Pluralisme (pluralism), terdiri dari dua kata plural (=beragam) dan isme (=paham) yang berarti paham atas keberagaman. Definisi dari pluralisme seringkali disalahartikan menjadi keberagaman paham yang pada akhirnya memicu ambiguitas. Pluralisme juga dapat berarti kesediaan untuk menerima keberagaman (pluralitas), artinya, untuk hidup secara toleran pada tatanan masyarakat yang berbeda suku, gologan, agama,adat, hingga pandangan hidup. Pluralisme mengimplikasikan pada tindakan yang bermuara pada pengakuan kebebasan beragama, kebebasan berpikir, atau kebebasan mencari informasi, sehingga untuk mencapai pluralisme diperlukanadanya kematangan dari kepribadian seseorang dan/atau sekelompok orang.
4. MENIMBULKAN POLARISASI.
Polarisasi isu pribumi dan non-pribumi juga tak bisa dianggap angin lalu. Memori kita masih segar mengingat kerusuhan yang menelan korban jiwa tak terperikan di hari-hari jelang runtuhnya rezim Orde Baru. Isu non-pribumi dikoar-koarkan untuk menyerang mereka yang berkulit putih dan bermata sipit, identitas yang kini sering disebut dengan istilah aseng, asong, asing mungkin ada istilah-istilah tabu yang lain yang bisa mengarah perpecahan serta keutuhan bangsa dan negara Indonesia. Padahal, jika masyarakat peduli literasi dan diberikan informasi yang proporsional, akan menemukan jejak-jejak pribumi yang tak hanya dimiliki oleh satu suku atau ras saja. Deretan pejuang kemerdekaan nasional lahir dari identitas yang berbeda-beda. Jika tetap ngotot dengan sentimen pribumi, maka sesuai sejarah, kita akan kembali ke era homo erectus sejuta tahun silam sebagaimana hukuman bagi pelanggaran ham ringan..
5. MEMBAWA PERSELISIHAN.
Perselisihan soal agama dan klaim ketuhanan tentu tak akan pernah selesai. Bahkan, seorang yang mengaku atheis pun pada hakikatnya tak mungkin menyangkal keberadaan kodrati. Penjelasan yang sangat rasional dari Dostoevsky, bila dinyatakan bahwa di alam semesta ini tidak ada Tuhan, menjadi jelaslah bahwa semua perbuatan apapun akan dibenarkan. Kalimat ini memberikan penjelasan bahwa kebenaran bisa hadir pada setiap kelompok, tapi yang berhak menentukan kebenaran universal hanya Tuhan. Artinya, untuk dimensi ketuhanan, bisa saja sekelompok orang memegang teguh kebenarannya, sama halnya dengan kelompok lain. Semua bisa benar, juga bisa salah.

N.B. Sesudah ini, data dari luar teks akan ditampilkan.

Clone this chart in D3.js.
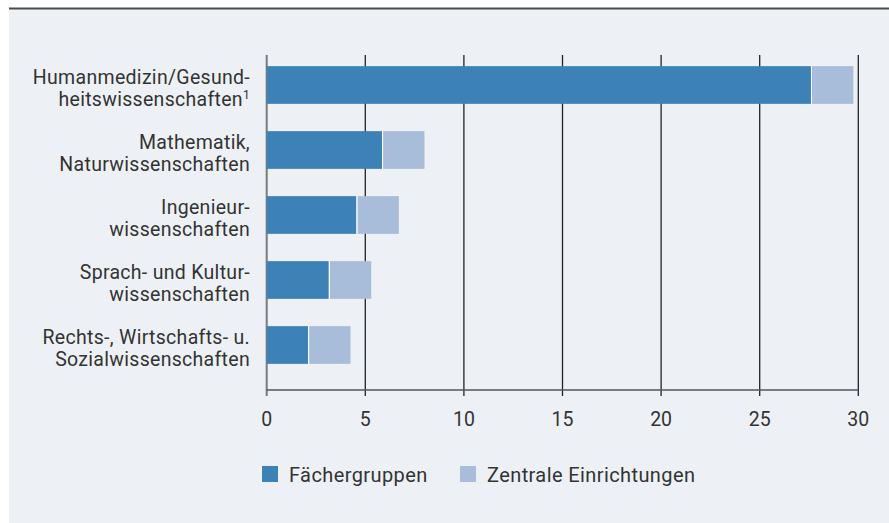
<!DOCTYPE html>
<html>
<head>
<meta charset="utf-8">
<script src="https://cdn.jsdelivr.net/npm/d3@7"></script>
<style>
  body { margin: 0; background: #fff; }
  svg { display: block; font-family: Roboto, "Noto Sans", sans-serif; }
</style>
</head>
<body>
<svg id="chart" width="889" height="523"></svg>
<script>
// categories, each as two label lines
const categories = [
    ["Humanmedizin/Gesund-", "heitswissenschaften"],
    ["Mathematik,", "Naturwissenschaften"],
    ["Ingenieur-", "wissenschaften"],
    ["Sprach- und Kultur-", "wissenschaften"],
    ["Rechts-, Wirtschafts- u.", "Sozialwissenschaften"]
];
const faecher = [27.6, 5.85, 4.55, 3.15, 2.1];
const zentral = [2.15, 2.15, 2.15, 2.15, 2.15];
const seriesNames = ["Fächergruppen", "Zentrale Einrichtungen"];
const colors = ["#3d82b6", "#a8bdda"];
const ticks = [0, 5, 10, 15, 20, 25, 30];

const svg = d3.select("#chart");
const W = 889, H = 523;

svg.append("rect").attr("x", 9).attr("y", 8).attr("width", W - 9).attr("height", H - 8)
    .attr("fill", "#edf1f5");
svg.append("line").attr("x1", 9).attr("x2", W).attr("y1", 8.5).attr("y2", 8.5)
    .attr("stroke", "#4a4a4a").attr("stroke-width", 2);

let x = d3.scaleLinear().domain([0, 30]).range([266.7, 858.3]);
let y = d3.scaleBand().domain(d3.range(categories.length))
    .range([52.5, 377.5]).paddingInner(0.42).paddingOuter(0.21);

// grid lines
svg.append("g")
    .selectAll("line")
    .data(ticks)
    .enter().append("line")
    .attr("x1", d => x(d)).attr("x2", d => x(d))
    .attr("y1", 55).attr("y2", 396)
    .attr("stroke", d => d === 0 ? "#7a7a7a" : "#222")
    .attr("stroke-width", d => d === 0 ? 2 : 1.3);

// axis line
svg.append("line").attr("x1", x(0)).attr("x2", x(30)).attr("y1", 390).attr("y2", 390)
    .attr("stroke", "#555").attr("stroke-width", 1.3);

svg.append("g")
    .selectAll("text")
    .data(ticks)
    .enter().append("text")
    .attr("x", d => x(d)).attr("y", 426)
    .attr("text-anchor", "middle")
    .attr("font-size", 19.5)
    .attr("fill", "#333")
    .text(d => d);

// bars
let rows = categories.map((c, i) => ({ i, a: faecher[i], b: zentral[i] }));
let bar = svg.append("g").selectAll("g").data(rows).enter().append("g");
bar.append("rect")
    .attr("x", x(0)).attr("y", d => y(d.i))
    .attr("width", d => x(d.a) - x(0)).attr("height", y.bandwidth())
    .attr("fill", colors[0]);
bar.append("rect")
    .attr("x", d => x(d.a) + 1).attr("y", d => y(d.i))
    .attr("width", d => x(d.a + d.b) - x(d.a) - 1).attr("height", y.bandwidth())
    .attr("fill", colors[1]);
bar.append("line")
    .attr("x1", d => x(d.a) + 0.5).attr("x2", d => x(d.a) + 0.5)
    .attr("y1", d => y(d.i)).attr("y2", d => y(d.i) + y.bandwidth())
    .attr("stroke", "#fff").attr("stroke-width", 1);

// category labels
let lab = svg.append("g").selectAll("text").data(categories).enter().append("text")
    .attr("text-anchor", "end")
    .attr("font-size", 19.5)
    .attr("letter-spacing", 0.3)
    .attr("fill", "#333");
lab.append("tspan")
    .attr("x", 250).attr("y", (d, i) => y(i) + y.bandwidth() / 2 - 1.5)
    .text(d => d[0]);
lab.append("tspan")
    .attr("x", 250).attr("y", (d, i) => y(i) + y.bandwidth() / 2 + 20.5)
    .text(d => d[1])
    .filter((d, i) => i === 0)
    .append("tspan").attr("font-size", 12).attr("dy", -7).text("1");

// legend
let leg = svg.append("g").selectAll("g").data(seriesNames).enter().append("g")
    .attr("transform", (d, i) => `translate(${[262, 460][i]},466)`);
leg.append("rect").attr("width", 16).attr("height", 16).attr("fill", (d, i) => colors[i]);
leg.append("text").attr("x", 27).attr("y", 16).attr("font-size", 20).attr("letter-spacing", 0.4)
    .attr("fill", "#333")
    .text(d => d);
</script>
</body>
</html>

Realitanya, jika benturan identitas primordial ini terus-menerus dibiarkan, maka demokrasi kita tak ubahnya hukum rimba.
6. POLITIK IDENTITAS LEBIH BERBAHAYA DARI POLITIK UANG
Politik identitas sangat berbahaya dibandingkan dengan politik uang. Ia mengingatkan bahaya laten politik identitas berpotensi muncul kembali di Pilpres, Pileg, Pilkada serentak 2024. Tidak ada jaminan tidak akan terjadi. Praktik politik identitas memang tidak semasif intensitas dari penggunaan politik uang dan juga politik dinasti, grafiknya juga tidak naik terus-menerus atau lebih fluktuatif. Daerah juga tidak banyak yang menggunakan politik identitas tersebut. Dalam pelaksanaan demokrasi di Indonesia menerima dampak buruk yang jauh lebih besar dari penggunaan praktik politik identitas. Ancaman politik identitas ini jauh lebih berbahaya dari politik uang, karena tiga sebab, pertama politik identitas tidak bersifat temporal seperti politik uang, politik uang dia hanya berlaku pada waktu tertentu saja.

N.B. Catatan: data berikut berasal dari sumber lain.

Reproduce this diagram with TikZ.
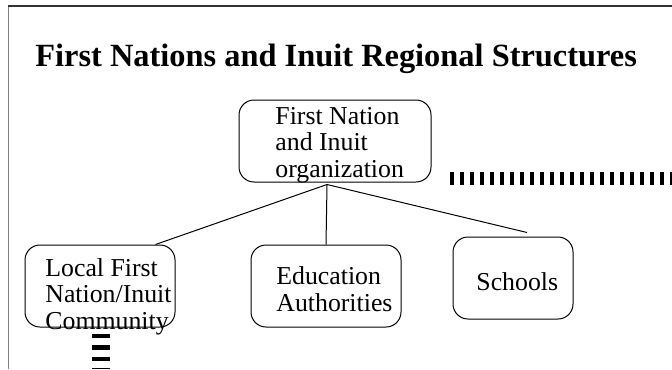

Maksudnya bahwa tidak ada praktik politik uang yang terjadi setelah kepala daerah terpilih ditetapkan atau praktik ini akan berakhir dalam waktu tertentu, namun politik identitas tetap terjadi meski kepala daerah sudah memangku jabatan.

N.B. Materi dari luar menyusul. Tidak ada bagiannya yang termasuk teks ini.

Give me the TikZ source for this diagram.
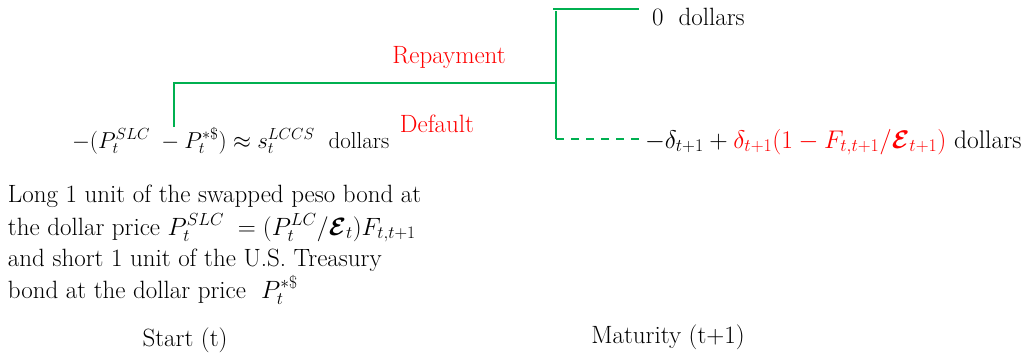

Kemudian politik uang hanya bersifat lokal terjadi di daerah pemilihan saja, sementara politik identitas meskipun satu daerah yang menyelenggarakan pilkada namun pengaruhnya bisa menyebar ke seluruh wilayah Indonesia. Dan sebaliknya jadi kasusnya temporal, lokalistik, tapi efeknya justru menyebar, dan panjang, dia terjadi di satu tempat tapi meluas efeknya sampai ke seluruh Indonesia. Praktik politik identitas juga memicu keterbelahan di tengah masyarakat, dan hal itu tidak terjadi di politik uang.